La Direttiva prevede che, qualora si voglia intervenire sui siti, si debba procedere a un’ulteriore valutazione, la Valutazione d’Incidenza Ambientale, uno strumento di tutela per scongiurare la compromissione del sito, e che prevede l’autorizzazione o finanche il rifiuto del progetto. Tutti hanno contestato le “valutazioni” di Anas a proposito degli impatti che l’opera avrà sul sito; persino la Direzione Regionale  Ambiente e Sistemi naturali della Regione Lazio, responsabile dell’istituzione e della preservazione dei siti di Rete Natura 2000, ha letteralmente ‘smontato’ lo studio condotto da ANAS – contestandone l’accuratezza, le modalità e infine le conclusioni – esprimendo poi parere non ostativo, motivo per cui oggi siamo ancora qui a discutere di un progetto devastante, che avrà impatti permanenti ed irreversibili.

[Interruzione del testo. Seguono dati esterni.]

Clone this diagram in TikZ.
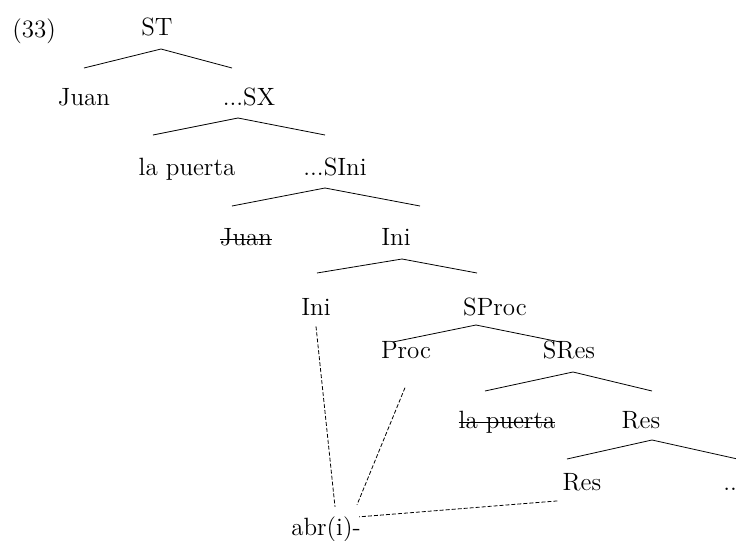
\documentclass[tikz,border=0pt]{standalone}
\newcommand\struck[1]{\setbox0\hbox{#1}\rlap{\rule[0.22em]{\wd0}{0.5pt}}\box0}
\begin{document}
\begin{tikzpicture}[x=0.5pt,y=-0.5pt,
  every node/.style={font=\fontsize{12.5}{15}\selectfont,inner sep=0pt,anchor=base},
  assoc/.style={dash pattern=on 2pt off 1pt,line width=0.4pt}]
  \useasboundingbox (0,0) rectangle (736,541);
  \node[anchor=base west] (ex) at (12,37) {(33)};
  \node (st) at (157,35) {ST};
  \node (juan) at (84,105) {Juan};
  \node (sx) at (249,105) {...SX};
  \node (lp) at (187,175) {la puerta};
  \node (sini) at (335,175) {...SIni};
  \node (juanx) at (246,245) {\struck{Juan}};
  \node (ini) at (396,245) {Ini};
  \node (inib) at (316,315) {Ini};
  \node (sproc) at (495,315) {SProc};
  \node (proc) at (406,358) {Proc};
  \node (sres) at (569,358) {SRes};
  \node (lpx) at (507,428) {\struck{la puerta}};
  \node (res) at (641,428) {Res};
  \node (resb) at (582,490) {Res};
  \node[anchor=base west] (dots) at (723,490) {...};
  \node (abr) at (326,535) {abr(i)-};
  % branches
  \draw (84,68) -- (161,49) -- (232,68);
  \draw (153,135) -- (238,118) -- (325,135);
  \draw (232,206) -- (325,188) -- (420,206);
  \draw (317,273) -- (402,259) -- (477,273);
  \draw (393,342) -- (476,325) -- (560,342);
  \draw (485,391) -- (573,372) -- (652,391);
  \draw (567,459) -- (652,440) -- (742,460);
  % association lines
  \draw[assoc] ([shift={(0,11)}]inib.south) -- ([shift={(9,-9)}]abr.north);
  \draw[assoc] ([shift={(-1,29)}]proc.south) -- ([shift={(31,-11)}]abr.north);
  \draw[assoc] ([shift={(-5,10)}]resb.south west) -- ([shift={(-2,1)}]abr.north east);
\end{tikzpicture}
\end{document}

Perché nessuno (esclusa la CTVia) abbia sentito e senta oggi la responsabilità di decidere saggiamente (applicando almeno il principio di precauzione) sul futuro reale del territorio è un fatto inspiegabile.

Noi vogliamo che, oltre alle più disparate pressioni politiche, il Consiglio dei Ministri ascolti anche la voce di chi questa responsabilità la sente forte, quella della difesa e della cura, al di là di ogni interesse specifico o utilitaristico.

Per queste ragioni, in data odierna, abbiamo inviato al Dipartimento per il Coordinamento Amministrativo della Presidenza del Consiglio una relazione sul progetto di ANAS che sintetizza quanto esaminato e contestato dal 2015 ad oggi, una sintesi esaustiva prodotta e sottoscritta, oltre che dal nostro Comitato, da molte associazioni ambientaliste che vogliamo citare una per una: Italia Nostra; Forum Ambientalista; WWF; LIPU; ENPA e Mountain Wilderness.

Contestualmente abbiamo anche sottoposto una richiesta d’audizione allo stesso Dipartimento per far sentire forte la voce di chi questo territorio lo ha sempre difeso e continuerà a farlo in ogni occasione possibile”.

Lo ha comunicato il Comitato per il diritto alla mobilità di Tarquinia.